- [Exercise]
Collect each line of the entries that holds the string "with".

- [Data shown]
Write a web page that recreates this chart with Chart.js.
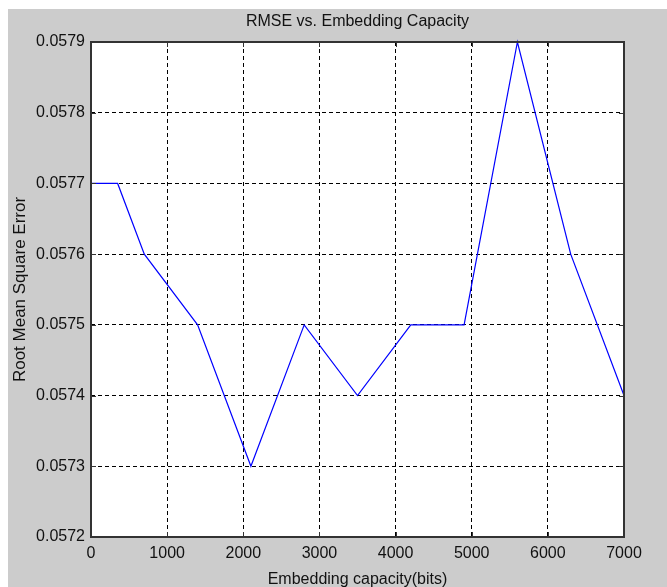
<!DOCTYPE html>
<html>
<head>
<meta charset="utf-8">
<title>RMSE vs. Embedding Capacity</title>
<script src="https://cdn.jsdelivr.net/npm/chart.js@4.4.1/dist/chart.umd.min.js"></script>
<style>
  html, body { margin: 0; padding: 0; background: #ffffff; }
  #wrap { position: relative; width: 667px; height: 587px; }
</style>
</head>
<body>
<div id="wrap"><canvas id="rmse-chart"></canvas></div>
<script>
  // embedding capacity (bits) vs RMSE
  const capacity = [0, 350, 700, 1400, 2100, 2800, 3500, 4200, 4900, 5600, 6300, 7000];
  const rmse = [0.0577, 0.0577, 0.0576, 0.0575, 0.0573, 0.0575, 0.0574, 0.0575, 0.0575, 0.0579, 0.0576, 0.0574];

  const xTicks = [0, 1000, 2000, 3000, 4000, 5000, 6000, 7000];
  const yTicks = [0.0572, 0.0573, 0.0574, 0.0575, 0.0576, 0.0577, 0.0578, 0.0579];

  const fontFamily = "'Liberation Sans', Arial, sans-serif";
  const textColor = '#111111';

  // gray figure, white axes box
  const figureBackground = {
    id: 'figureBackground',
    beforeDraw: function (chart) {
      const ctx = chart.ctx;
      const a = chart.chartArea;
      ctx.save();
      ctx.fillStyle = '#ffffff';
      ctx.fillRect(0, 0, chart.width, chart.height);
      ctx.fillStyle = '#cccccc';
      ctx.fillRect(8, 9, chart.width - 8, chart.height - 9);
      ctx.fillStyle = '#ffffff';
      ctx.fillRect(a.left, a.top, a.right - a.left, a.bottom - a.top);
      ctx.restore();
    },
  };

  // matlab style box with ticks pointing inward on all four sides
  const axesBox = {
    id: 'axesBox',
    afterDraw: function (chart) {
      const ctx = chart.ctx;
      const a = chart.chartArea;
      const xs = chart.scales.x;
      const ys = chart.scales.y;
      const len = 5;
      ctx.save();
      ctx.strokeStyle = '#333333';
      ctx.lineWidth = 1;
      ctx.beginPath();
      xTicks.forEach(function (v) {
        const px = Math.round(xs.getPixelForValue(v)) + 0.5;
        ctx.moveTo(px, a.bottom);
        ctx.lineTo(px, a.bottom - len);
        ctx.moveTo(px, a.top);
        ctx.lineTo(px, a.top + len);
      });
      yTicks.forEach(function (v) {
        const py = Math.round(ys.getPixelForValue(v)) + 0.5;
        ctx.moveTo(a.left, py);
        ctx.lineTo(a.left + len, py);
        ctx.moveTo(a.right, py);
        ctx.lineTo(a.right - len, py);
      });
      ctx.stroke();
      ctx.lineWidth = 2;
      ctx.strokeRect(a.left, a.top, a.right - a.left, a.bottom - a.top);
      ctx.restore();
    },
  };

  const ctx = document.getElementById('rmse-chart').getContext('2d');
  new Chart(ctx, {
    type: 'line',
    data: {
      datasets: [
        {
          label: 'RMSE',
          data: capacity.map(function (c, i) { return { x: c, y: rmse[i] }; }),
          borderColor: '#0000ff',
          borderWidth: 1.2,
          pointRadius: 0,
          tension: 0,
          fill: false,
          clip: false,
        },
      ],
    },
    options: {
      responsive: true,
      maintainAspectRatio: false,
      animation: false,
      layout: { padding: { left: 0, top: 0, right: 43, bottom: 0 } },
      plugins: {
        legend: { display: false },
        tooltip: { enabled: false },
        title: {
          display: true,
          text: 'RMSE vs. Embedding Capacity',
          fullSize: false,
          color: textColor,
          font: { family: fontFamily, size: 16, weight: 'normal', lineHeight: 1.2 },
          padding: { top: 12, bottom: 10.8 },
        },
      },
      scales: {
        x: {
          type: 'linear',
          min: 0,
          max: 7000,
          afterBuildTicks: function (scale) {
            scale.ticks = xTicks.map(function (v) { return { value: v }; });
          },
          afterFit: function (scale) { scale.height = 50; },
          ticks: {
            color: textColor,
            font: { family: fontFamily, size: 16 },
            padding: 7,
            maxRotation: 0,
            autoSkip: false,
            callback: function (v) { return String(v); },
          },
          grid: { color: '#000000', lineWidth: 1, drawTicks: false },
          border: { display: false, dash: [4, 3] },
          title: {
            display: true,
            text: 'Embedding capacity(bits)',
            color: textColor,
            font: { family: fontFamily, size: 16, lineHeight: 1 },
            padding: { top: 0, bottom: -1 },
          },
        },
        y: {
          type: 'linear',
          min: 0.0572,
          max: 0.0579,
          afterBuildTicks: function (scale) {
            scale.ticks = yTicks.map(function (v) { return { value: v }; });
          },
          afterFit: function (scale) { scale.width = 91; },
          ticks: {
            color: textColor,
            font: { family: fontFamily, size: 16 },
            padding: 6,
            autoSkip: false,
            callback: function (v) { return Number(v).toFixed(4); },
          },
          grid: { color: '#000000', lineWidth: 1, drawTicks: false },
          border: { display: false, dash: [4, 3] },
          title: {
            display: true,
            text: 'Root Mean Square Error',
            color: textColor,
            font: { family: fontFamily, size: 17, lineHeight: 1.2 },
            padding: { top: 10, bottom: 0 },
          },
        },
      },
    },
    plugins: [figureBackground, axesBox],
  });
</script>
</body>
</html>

--

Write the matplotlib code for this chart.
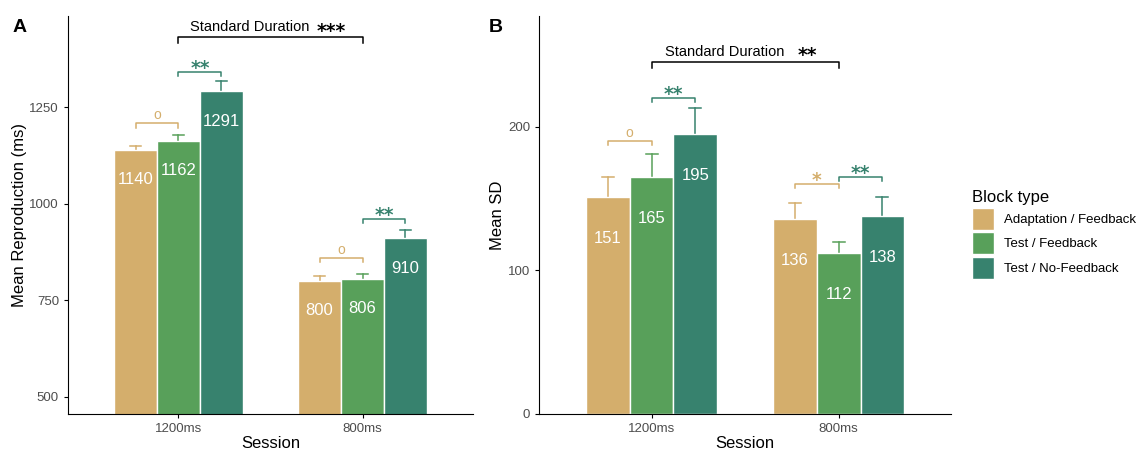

- [Result for this exercise]
Write a web page that recreates this chart with Chart.js.
  // matlab style box with ticks pointing inward on all four sides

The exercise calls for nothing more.